Michele, Miriam, Valeria, Luigi, Giacomo, Padre Lucky: questi sono alcuni dei personaggi che Enrico Macioci tratteggia in Breve storia del talento , aiutandoli a venir fuori in tutta la loro sincerità. La crudeltà di un rifiuto, la banalità di “No” che brucia, la leggerezza di un bacio che tradisce i pensieri e le illusioni: sono questi gli ingredienti che fanno dell’adolescenza una testimonianza di amarezza e passionalità.
Una su tutte, però, che da tempo ha abbandonato i sentieri dell’età ancora non fertile, è la figura che troneggia proprio al centro del romanzo: Padre Lucky. Parroco insolito, coraggioso, che sfida l’ipocrisia del mondo moderno e si approssima, con coraggio rivelato, alle parole del Cristo Redentore.
“La rabbia e il panico espressi da Padre Lucky per la perdita di Luigi erano stati generalmente condivisi, avevano toccato corde universali ed erano andati a scoperchiare le angosce più atroci”.
Questo fa Padre Lucky: nel mare magnum dell’inconsistenza minacciosa di una realtà borghese e meschina, alza le mani al cielo e dà voce a ciò che si dovrebbe tacere. Scoperchia gli altarini, regala un attimo di autenticità alle menti stanche dei fedeli: Dio ha sottratto alla terra uno dei suoi angeli, così giovane, così scapestrato. E forse questo Dio non è così buono come crediamo, forse questo Dio non c’entra niente con noi, col nostro destino di uomini infranti.

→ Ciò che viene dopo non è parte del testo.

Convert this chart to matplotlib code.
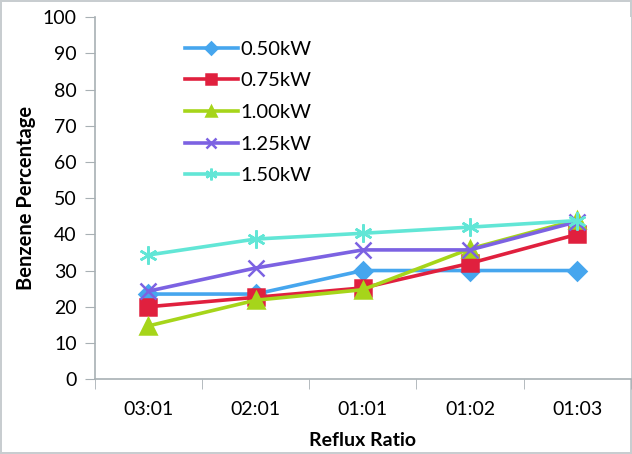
import matplotlib.pyplot as plt
import numpy as np

plt.rcParams['font.family'] = ['Lato', 'DejaVu Sans']

ratios = ["03:01", "02:01", "01:01", "01:02", "01:03"]
p050 = [23.5, 23.5, 30, 30, 30]
p075 = [20, 22.6, 25.2, 32, 40]
p100 = [14.7, 21.8, 24.7, 36, 44]
p125 = [24.3, 30.7, 35.7, 35.7, 43.5]
p150 = [34.3, 38.7, 40.3, 42, 43.8]

series = [
    ("0.50kW", p050, "#46a6ee", "D", 9),
    ("0.75kW", p075, "#e0203e", "s", 11),
    ("1.00kW", p100, "#a6d51a", "^", 12),
    ("1.25kW", p125, "#7c62e2", "x", 11),
    ("1.50kW", p150, "#62e6d6", (6, 2, 0), 13),
]

fig = plt.figure(figsize=(6.32, 4.54), dpi=100)
fig.patch.set_edgecolor("#c8cdd0")
fig.patch.set_linewidth(1.5)
ax = fig.add_axes([0.150, 0.165, 0.848, 0.797])

x = np.arange(len(ratios))
for name, vals, col, mk, ms in series:
    ax.plot(x, vals, color=col, lw=2.6, marker=mk, markersize=ms,
            markeredgewidth=1.8, markeredgecolor=col, markerfacecolor=col,
            label=name)

ax.set_xlim(-0.5, len(ratios) - 0.5)
ax.set_ylim(0, 100)
ax.set_yticks(range(0, 101, 10))
ax.set_xticks(x)
ax.set_xticklabels(ratios)
ax.set_xticks(np.arange(-0.5, len(ratios)), minor=True)
ax.tick_params(axis="x", which="major", length=0, pad=16, labelsize=14)
ax.tick_params(axis="x", which="minor", length=7, color="#a8b0b4")
ax.tick_params(axis="y", length=7, color="#a8b0b4", labelsize=14, pad=6)

for s in ["top", "right"]:
    ax.spines[s].set_visible(False)
for s in ["left", "bottom"]:
    ax.spines[s].set_color("#a8b0b4")
    ax.spines[s].set_linewidth(1.2)

ax.set_ylabel("Benzene Percentage", fontsize=14.5, fontweight="bold", labelpad=5)
ax.set_xlabel("Reflux Ratio", fontsize=14, fontweight="bold", labelpad=10)

ax.legend(loc="upper left", bbox_to_anchor=(0.135, 0.985), frameon=False,
          fontsize=14.5, handlelength=2.6, handletextpad=0.15, labelspacing=0.72,
          markerscale=0.65)

fig.savefig("out.png", dpi=100)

Morte, energia vitale, dolore, gioia, angosce e paure, lacerazioni dell’animo ed emozioni accartocciate all’angolo del cortile del condominio Prato Verde, quello in cui il ragazzino titubante, amico del grande Michele tornerà anni dopo, quando il peggio sembra passato e le case arrancano sotto i colpi della vecchiaia. Tornerà lì, a cercare Michele, la personificazione del Talento che non riesce a fare gol per sé, non riesce a tirare la palla nella porta della sua Vita. Un colpo mancato quello di Michele, che si ritroverà dietro il bancone di un bar, ingrassato e stanco.
In Breve storia del talento Enrico Macioci si dimostra abile scultore nel delineare un percorso formativo che riscopre, assaporandole ad una ad una, tutte le tappe della vita di un uomo che si forma negli anni dell’adolescenza, gli anni cocenti e terribili della gioventù. In un caleidoscopio di riflessioni, di profonde considerazioni sul Tempo che viviamo, che ci rincorre senza scampo, sulla Morte, non necessariamente antagonista della vita, ma forse quasi propedeutica ad essa, sulla capacità di gestire le sensazioni e di indirizzarle in quello stretto canale che chiamiamo Esistenza, Macioci si rivela autore dell’individuo, dell’uomo che sorge e cresce nella naturale imprevedibilità del mondo reale.